The mix of elements on the sites reflects both the combination of voices heard at their two part Institute: one focused more for the developers, librarians, and support staff for (large) humanities projects, and the other on faculty themselves. Jo Guldi’s short essays on historical spatial turns evident throughout various disciplines is a nicely produced asset for the site, and I hope more discussion ensues. Though I myself contributed one of the Step-by-Step answers, I’m uncertain about the need for this section (since there are so many other venues for such information) and I wait to see what other contributions come forth.

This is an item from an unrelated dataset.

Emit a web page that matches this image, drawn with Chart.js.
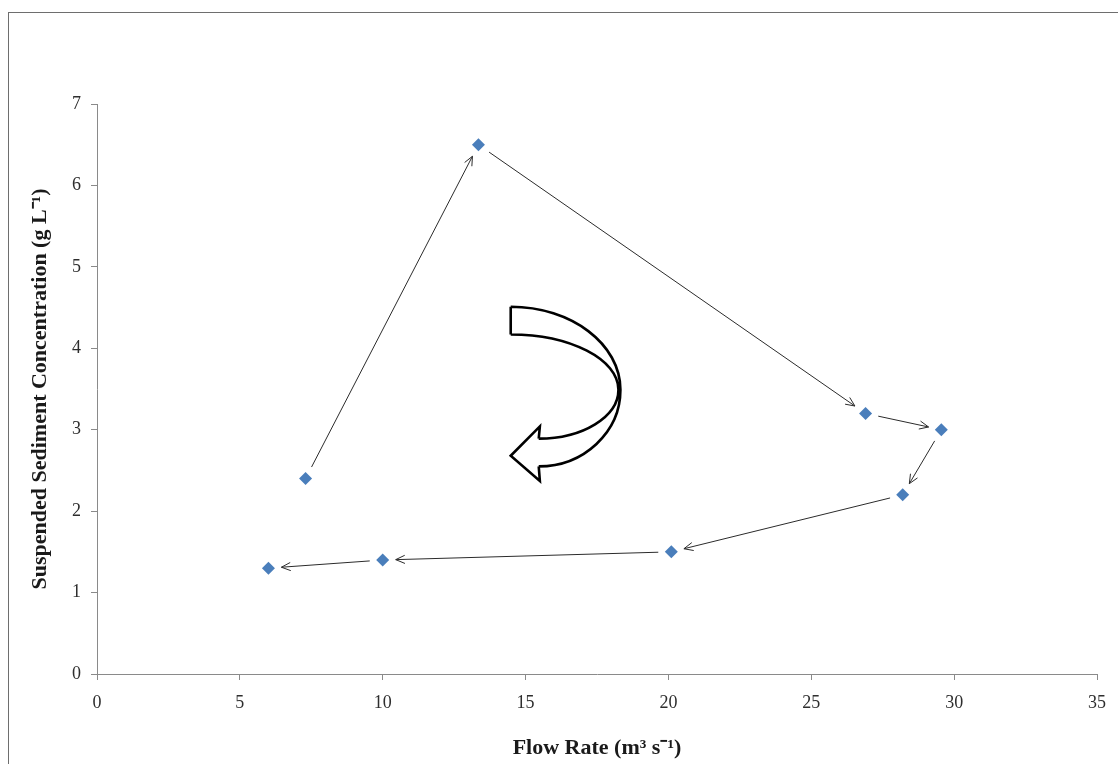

What I also follow with keen interest is the balance between the use of open source and commercial tools by the GIS-focused DH communities. Geospatial OS software and applications require a certain commitment of dedicated effort and specialized knowledge, a surprisingly uncommon combination at many institutions. The use of commercial software by default requires no less effort, but most schools are more likely to have support staff knowledgeable in its use. NITLE has recently reinvigorated its Digital Humanities initiative, but small liberal arts schools are some of the least likely to have staff with competence and confidence to use geospatial OS tools. Go figure.